Quote from the first line below through the line that contains "const tickValues = [0,1,2,3,4,5];", both included, and leave the pictures out.

^^^^

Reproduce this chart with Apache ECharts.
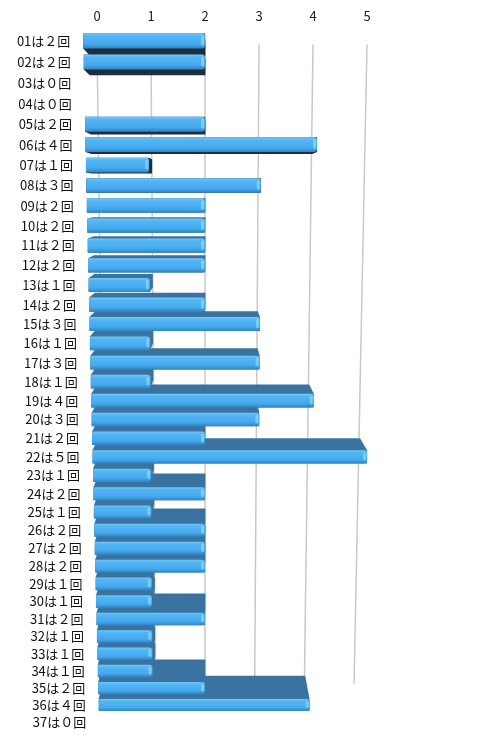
<!DOCTYPE html>
<html>
<head>
<meta charset="utf-8">
<script src="https://cdn.jsdelivr.net/npm/echarts@6/dist/echarts.min.js"></script>
<style>
  html, body { margin: 0; padding: 0; background: #fff; }
  #main { width: 500px; height: 741px; }
</style>
</head>
<body>
<div id="main"></div>
<script>
// 番号ごとの出現回数
const categories = ['01','02','03','04','05','06','07','08','09','10','11','12','13','14','15','16','17','18','19',
  '20','21','22','23','24','25','26','27','28','29','30','31','32','33','34','35','36','37'];
const counts = [2,2,0,0,2,4,1,3,2,2,2,2,1,2,3,1,3,1,4,3,2,5,1,2,1,2,2,2,1,1,2,1,1,1,2,4,0];
const tickValues = [0,1,2,3,4,5];

const BAR_START = -0.15;   // 棒の左端（少し0より左）
const DEPTH = 0.046;       // 奥行き
const FONT = '"Noto Sans CJK JP", "Noto Sans", sans-serif';

const zen = n => String(n).replace(/[0-9]/g, d => String.fromCharCode(0xFF10 + Number(d)));

// 遠近: 上の行ほど間隔が広い
function warpY(cs, y) {
  const first = cs.y + cs.height / categories.length / 2;
  const u = y - first;
  return y + 0.1128 * u - 0.000166 * u * u;
}

function frontBox(params, api) {
  const cs = params.coordSys;
  const i = api.value(1);
  const v = api.value(0);
  const c0 = api.coord([BAR_START, i]);
  const c1 = api.coord([v, i]);
  const pivot = api.coord([2, i])[0];
  const t = (c0[1] - cs.y) / cs.height;
  const fL = 1.05 - 0.14 * t;
  const fR = 1.05 - 0.085 * t;
  const y = warpY(cs, c0[1]);
  const band = api.size([0, 1])[1];
  const h = (warpY(cs, c0[1] + band / 2) - warpY(cs, c0[1] - band / 2)) * 0.72;
  return {
    x0: pivot + (c0[0] - pivot) * fL,
    x1: pivot + (c1[0] - pivot) * fR,
    y0: y - h / 2,
    y1: y + h / 2,
    yc: y,
    vp: [pivot + 10, cs.y + cs.height * 0.23]
  };
}

function hull(pts) {
  pts = pts.slice().sort((a, b) => a[0] - b[0] || a[1] - b[1]);
  const cross = (o, a, b) => (a[0] - o[0]) * (b[1] - o[1]) - (a[1] - o[1]) * (b[0] - o[0]);
  const lower = [], upper = [];
  for (const p of pts) {
    while (lower.length >= 2 && cross(lower[lower.length - 2], lower[lower.length - 1], p) <= 0) lower.pop();
    lower.push(p);
  }
  for (let k = pts.length - 1; k >= 0; k--) {
    const p = pts[k];
    while (upper.length >= 2 && cross(upper[upper.length - 2], upper[upper.length - 1], p) <= 0) upper.pop();
    upper.push(p);
  }
  upper.pop(); lower.pop();
  return lower.concat(upper);
}

const chart = echarts.init(document.getElementById('main'), null, { renderer: 'canvas' });

const data = counts.map((c, i) => [c, i]);

const option = {
  animation: false,
  backgroundColor: '#fff',
  grid: { left: 97, right: 133, top: 31.5, bottom: 9.5 },
  xAxis: {
    type: 'value',
    position: 'top',
    min: 0,
    max: 5,
    interval: 1,
    axisLine: { show: false },
    axisTick: { show: false },
    splitLine: { show: false },
    axisLabel: { margin: 9, fontSize: 13, color: '#222', fontFamily: FONT }
  },
  yAxis: {
    type: 'category',
    inverse: true,
    data: categories,
    show: false
  },
  series: [
    // 奥の目盛線
    {
      type: 'custom',
      silent: true,
      z: 1,
      encode: { x: 0, y: 1 },
      data: tickValues.map(v => [v, 0]),
      renderItem(params, api) {
        const cs = params.coordSys;
        const x = api.coord([api.value(0), 0])[0];
        const pivot = api.coord([2, 0])[0];
        return {
          type: 'line',
          shape: { x1: x, y1: cs.y + 13, x2: pivot + (x - pivot) * 0.92, y2: cs.y + cs.height - 48 },
          style: { stroke: '#c8c8c8', lineWidth: 1.5 }
        };
      }
    },
    // 棒の側面（暗い面）
    {
      type: 'custom',
      silent: true,
      z: 2,
      encode: { x: 0, y: 1 },
      data: data,
      renderItem(params, api) {
        if (api.value(0) <= 0) return;
        const b = frontBox(params, api);
        const corners = [[b.x0, b.y0], [b.x1, b.y0], [b.x1, b.y1], [b.x0, b.y1]];
        const back = corners.map(p => [p[0] + (b.vp[0] - p[0]) * DEPTH, p[1] + (b.vp[1] - p[1]) * DEPTH]);
        const below = b.yc < b.vp[1];
        return {
          type: 'polygon',
          shape: { points: hull(corners.concat(back)) },
          style: { fill: below ? '#1e2e3f' : '#3a73a0' }
        };
      }
    },
    // 棒の正面と項目名
    {
      type: 'custom',
      silent: true,
      z: 3,
      encode: { x: 0, y: 1 },
      data: data,
      renderItem(params, api) {
        const b = frontBox(params, api);
        const i = api.value(1);
        const children = [{
          type: 'text',
          style: {
            text: categories[i] + 'は' + zen(api.value(0)) + '回',
            x: b.x0 - 13,
            y: b.yc,
            align: 'right',
            verticalAlign: 'middle',
            font: '13px ' + FONT,
            fill: '#111'
          }
        }];
        if (api.value(0) > 0) {
          children.push({
            type: 'rect',
            shape: { x: b.x0, y: b.y0, width: b.x1 - b.x0, height: b.y1 - b.y0, r: [1, 3, 3, 1] },
            style: {
              fill: new echarts.graphic.LinearGradient(0, 0, 0, 1, [
                { offset: 0, color: '#74c9fb' },
                { offset: 0.18, color: '#52b6f4' },
                { offset: 0.7, color: '#45a9ee' },
                { offset: 1, color: '#2f84c4' }
              ])
            }
          });
          children.push({
            type: 'rect',
            shape: { x: b.x1 - 4, y: b.y0 + 2, width: 3, height: b.y1 - b.y0 - 5, r: 1.5 },
            style: { fill: 'rgba(160,230,255,0.55)' }
          });
        }
        return { type: 'group', children: children };
      }
    }
  ]
};

chart.setOption(option);
</script>
</body>
</html>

^^^^

Response to this exercise:
Reproduce this chart with Apache ECharts.
<!DOCTYPE html>
<html>
<head>
<meta charset="utf-8">
<script src="https://cdn.jsdelivr.net/npm/echarts@6/dist/echarts.min.js"></script>
<style>
  html, body { margin: 0; padding: 0; background: #fff; }
  #main { width: 500px; height: 741px; }
</style>
</head>
<body>
<div id="main"></div>
<script>
// 番号ごとの出現回数
const categories = ['01','02','03','04','05','06','07','08','09','10','11','12','13','14','15','16','17','18','19',
  '20','21','22','23','24','25','26','27','28','29','30','31','32','33','34','35','36','37'];
const counts = [2,2,0,0,2,4,1,3,2,2,2,2,1,2,3,1,3,1,4,3,2,5,1,2,1,2,2,2,1,1,2,1,1,1,2,4,0];
const tickValues = [0,1,2,3,4,5];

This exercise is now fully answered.